Recorded information:

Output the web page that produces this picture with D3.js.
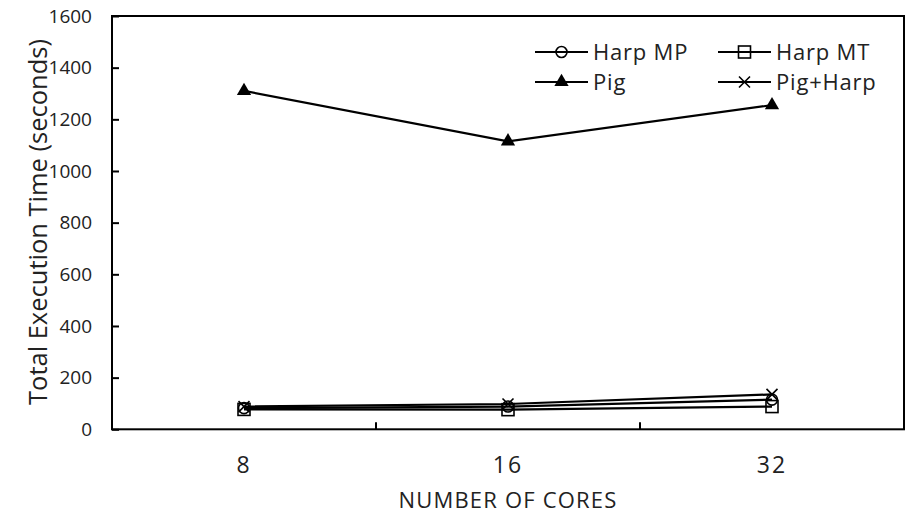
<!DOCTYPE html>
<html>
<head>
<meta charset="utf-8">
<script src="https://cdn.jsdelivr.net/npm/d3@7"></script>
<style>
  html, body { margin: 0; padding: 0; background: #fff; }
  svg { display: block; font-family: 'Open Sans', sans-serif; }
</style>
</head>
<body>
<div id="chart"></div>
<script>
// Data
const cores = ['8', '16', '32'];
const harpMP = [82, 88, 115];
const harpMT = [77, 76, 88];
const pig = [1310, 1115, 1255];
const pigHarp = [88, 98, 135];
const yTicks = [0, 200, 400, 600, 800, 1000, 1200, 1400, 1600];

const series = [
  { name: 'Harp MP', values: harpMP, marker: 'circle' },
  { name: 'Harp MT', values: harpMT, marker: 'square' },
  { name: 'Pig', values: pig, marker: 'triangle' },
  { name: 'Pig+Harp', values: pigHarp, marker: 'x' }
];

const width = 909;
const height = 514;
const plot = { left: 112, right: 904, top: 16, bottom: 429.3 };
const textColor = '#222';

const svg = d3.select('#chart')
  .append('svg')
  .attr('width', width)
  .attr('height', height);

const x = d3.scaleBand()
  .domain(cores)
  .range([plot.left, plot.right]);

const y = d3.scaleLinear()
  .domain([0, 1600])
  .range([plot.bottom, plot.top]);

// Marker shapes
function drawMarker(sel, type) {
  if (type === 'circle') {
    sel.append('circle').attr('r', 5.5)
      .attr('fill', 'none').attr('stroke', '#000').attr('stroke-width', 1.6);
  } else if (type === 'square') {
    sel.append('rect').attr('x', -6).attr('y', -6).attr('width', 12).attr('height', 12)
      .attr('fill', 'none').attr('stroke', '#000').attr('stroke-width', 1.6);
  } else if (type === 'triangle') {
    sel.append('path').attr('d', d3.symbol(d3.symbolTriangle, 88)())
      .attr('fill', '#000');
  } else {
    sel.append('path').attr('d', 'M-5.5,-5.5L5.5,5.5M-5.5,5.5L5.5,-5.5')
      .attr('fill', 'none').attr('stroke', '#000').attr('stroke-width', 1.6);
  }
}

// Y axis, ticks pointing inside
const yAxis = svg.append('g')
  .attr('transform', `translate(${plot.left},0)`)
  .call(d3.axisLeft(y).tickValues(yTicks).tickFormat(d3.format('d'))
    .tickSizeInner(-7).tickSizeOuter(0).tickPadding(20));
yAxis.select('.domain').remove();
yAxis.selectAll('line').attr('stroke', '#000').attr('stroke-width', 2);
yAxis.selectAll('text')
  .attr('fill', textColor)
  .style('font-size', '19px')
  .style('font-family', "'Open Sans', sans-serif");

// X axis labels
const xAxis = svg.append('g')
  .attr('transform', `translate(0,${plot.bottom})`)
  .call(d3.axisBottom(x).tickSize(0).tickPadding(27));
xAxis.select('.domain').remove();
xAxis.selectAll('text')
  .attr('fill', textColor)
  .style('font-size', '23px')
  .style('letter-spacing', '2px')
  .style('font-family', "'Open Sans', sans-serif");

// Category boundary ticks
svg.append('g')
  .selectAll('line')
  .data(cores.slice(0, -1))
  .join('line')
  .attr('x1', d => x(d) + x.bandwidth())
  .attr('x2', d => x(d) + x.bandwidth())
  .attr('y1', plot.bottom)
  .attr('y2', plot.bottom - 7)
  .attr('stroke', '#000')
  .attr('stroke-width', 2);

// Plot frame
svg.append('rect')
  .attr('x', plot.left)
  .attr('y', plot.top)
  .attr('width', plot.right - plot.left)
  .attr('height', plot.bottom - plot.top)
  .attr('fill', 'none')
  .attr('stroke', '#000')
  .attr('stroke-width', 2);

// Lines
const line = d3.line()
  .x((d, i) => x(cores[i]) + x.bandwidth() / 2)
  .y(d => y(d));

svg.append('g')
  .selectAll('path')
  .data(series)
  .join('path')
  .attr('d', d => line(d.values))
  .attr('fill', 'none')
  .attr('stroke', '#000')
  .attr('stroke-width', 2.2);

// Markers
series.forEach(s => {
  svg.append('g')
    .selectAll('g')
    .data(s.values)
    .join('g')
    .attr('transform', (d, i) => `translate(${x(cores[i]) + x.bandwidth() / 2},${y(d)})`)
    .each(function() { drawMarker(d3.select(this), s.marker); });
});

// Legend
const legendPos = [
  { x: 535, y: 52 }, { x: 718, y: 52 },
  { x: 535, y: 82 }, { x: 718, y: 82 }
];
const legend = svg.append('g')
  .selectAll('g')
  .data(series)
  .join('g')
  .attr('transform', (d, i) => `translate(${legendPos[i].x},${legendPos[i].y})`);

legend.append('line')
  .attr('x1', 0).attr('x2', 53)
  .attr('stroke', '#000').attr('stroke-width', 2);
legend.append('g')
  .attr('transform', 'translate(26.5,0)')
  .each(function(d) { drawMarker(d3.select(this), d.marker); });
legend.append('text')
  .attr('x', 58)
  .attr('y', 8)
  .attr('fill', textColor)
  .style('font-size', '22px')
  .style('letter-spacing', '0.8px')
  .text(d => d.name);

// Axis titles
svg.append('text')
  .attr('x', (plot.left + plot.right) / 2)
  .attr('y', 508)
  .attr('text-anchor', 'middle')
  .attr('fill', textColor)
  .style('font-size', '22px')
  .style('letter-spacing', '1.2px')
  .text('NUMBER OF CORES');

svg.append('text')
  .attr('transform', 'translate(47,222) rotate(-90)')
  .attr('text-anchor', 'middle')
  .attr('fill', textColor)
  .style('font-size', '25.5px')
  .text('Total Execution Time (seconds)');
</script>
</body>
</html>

Direction: Leaving the pictures aside, transcribe the entire listing exactly.

Exercise solution:
Output the web page that produces this picture with D3.js.
<!DOCTYPE html>
<html>
<head>
<meta charset="utf-8">
<script src="https://cdn.jsdelivr.net/npm/d3@7"></script>
<style>
  html, body { margin: 0; padding: 0; background: #fff; }
  svg { display: block; font-family: 'Open Sans', sans-serif; }
</style>
</head>
<body>
<div id="chart"></div>
<script>
// Data
const cores = ['8', '16', '32'];
const harpMP = [82, 88, 115];
const harpMT = [77, 76, 88];
const pig = [1310, 1115, 1255];
const pigHarp = [88, 98, 135];
const yTicks = [0, 200, 400, 600, 800, 1000, 1200, 1400, 1600];

const series = [
  { name: 'Harp MP', values: harpMP, marker: 'circle' },
  { name: 'Harp MT', values: harpMT, marker: 'square' },
  { name: 'Pig', values: pig, marker: 'triangle' },
  { name: 'Pig+Harp', values: pigHarp, marker: 'x' }
];

const width = 909;
const height = 514;
const plot = { left: 112, right: 904, top: 16, bottom: 429.3 };
const textColor = '#222';

const svg = d3.select('#chart')
  .append('svg')
  .attr('width', width)
  .attr('height', height);

const x = d3.scaleBand()
  .domain(cores)
  .range([plot.left, plot.right]);

const y = d3.scaleLinear()
  .domain([0, 1600])
  .range([plot.bottom, plot.top]);

// Marker shapes
function drawMarker(sel, type) {
  if (type === 'circle') {
    sel.append('circle').attr('r', 5.5)
      .attr('fill', 'none').attr('stroke', '#000').attr('stroke-width', 1.6);
  } else if (type === 'square') {
    sel.append('rect').attr('x', -6).attr('y', -6).attr('width', 12).attr('height', 12)
      .attr('fill', 'none').attr('stroke', '#000').attr('stroke-width', 1.6);
  } else if (type === 'triangle') {
    sel.append('path').attr('d', d3.symbol(d3.symbolTriangle, 88)())
      .attr('fill', '#000');
  } else {
    sel.append('path').attr('d', 'M-5.5,-5.5L5.5,5.5M-5.5,5.5L5.5,-5.5')
      .attr('fill', 'none').attr('stroke', '#000').attr('stroke-width', 1.6);
  }
}

// Y axis, ticks pointing inside
const yAxis = svg.append('g')
  .attr('transform', `translate(${plot.left},0)`)
  .call(d3.axisLeft(y).tickValues(yTicks).tickFormat(d3.format('d'))
    .tickSizeInner(-7).tickSizeOuter(0).tickPadding(20));
yAxis.select('.domain').remove();
yAxis.selectAll('line').attr('stroke', '#000').attr('stroke-width', 2);
yAxis.selectAll('text')
  .attr('fill', textColor)
  .style('font-size', '19px')
  .style('font-family', "'Open Sans', sans-serif");

// X axis labels
const xAxis = svg.append('g')
  .attr('transform', `translate(0,${plot.bottom})`)
  .call(d3.axisBottom(x).tickSize(0).tickPadding(27));
xAxis.select('.domain').remove();
xAxis.selectAll('text')
  .attr('fill', textColor)
  .style('font-size', '23px')
  .style('letter-spacing', '2px')
  .style('font-family', "'Open Sans', sans-serif");

// Category boundary ticks
svg.append('g')
  .selectAll('line')
  .data(cores.slice(0, -1))
  .join('line')
  .attr('x1', d => x(d) + x.bandwidth())
  .attr('x2', d => x(d) + x.bandwidth())
  .attr('y1', plot.bottom)
  .attr('y2', plot.bottom - 7)
  .attr('stroke', '#000')
  .attr('stroke-width', 2);

// Plot frame
svg.append('rect')
  .attr('x', plot.left)
  .attr('y', plot.top)
  .attr('width', plot.right - plot.left)
  .attr('height', plot.bottom - plot.top)
  .attr('fill', 'none')
  .attr('stroke', '#000')
  .attr('stroke-width', 2);

// Lines
const line = d3.line()
  .x((d, i) => x(cores[i]) + x.bandwidth() / 2)
  .y(d => y(d));

svg.append('g')
  .selectAll('path')
  .data(series)
  .join('path')
  .attr('d', d => line(d.values))
  .attr('fill', 'none')
  .attr('stroke', '#000')
  .attr('stroke-width', 2.2);

// Markers
series.forEach(s => {
  svg.append('g')
    .selectAll('g')
    .data(s.values)
    .join('g')
    .attr('transform', (d, i) => `translate(${x(cores[i]) + x.bandwidth() / 2},${y(d)})`)
    .each(function() { drawMarker(d3.select(this), s.marker); });
});

// Legend
const legendPos = [
  { x: 535, y: 52 }, { x: 718, y: 52 },
  { x: 535, y: 82 }, { x: 718, y: 82 }
];
const legend = svg.append('g')
  .selectAll('g')
  .data(series)
  .join('g')
  .attr('transform', (d, i) => `translate(${legendPos[i].x},${legendPos[i].y})`);

legend.append('line')
  .attr('x1', 0).attr('x2', 53)
  .attr('stroke', '#000').attr('stroke-width', 2);
legend.append('g')
  .attr('transform', 'translate(26.5,0)')
  .each(function(d) { drawMarker(d3.select(this), d.marker); });
legend.append('text')
  .attr('x', 58)
  .attr('y', 8)
  .attr('fill', textColor)
  .style('font-size', '22px')
  .style('letter-spacing', '0.8px')
  .text(d => d.name);

// Axis titles
svg.append('text')
  .attr('x', (plot.left + plot.right) / 2)
  .attr('y', 508)
  .attr('text-anchor', 'middle')
  .attr('fill', textColor)
  .style('font-size', '22px')
  .style('letter-spacing', '1.2px')
  .text('NUMBER OF CORES');

svg.append('text')
  .attr('transform', 'translate(47,222) rotate(-90)')
  .attr('text-anchor', 'middle')
  .attr('fill', textColor)
  .style('font-size', '25.5px')
  .text('Total Execution Time (seconds)');
</script>
</body>
</html>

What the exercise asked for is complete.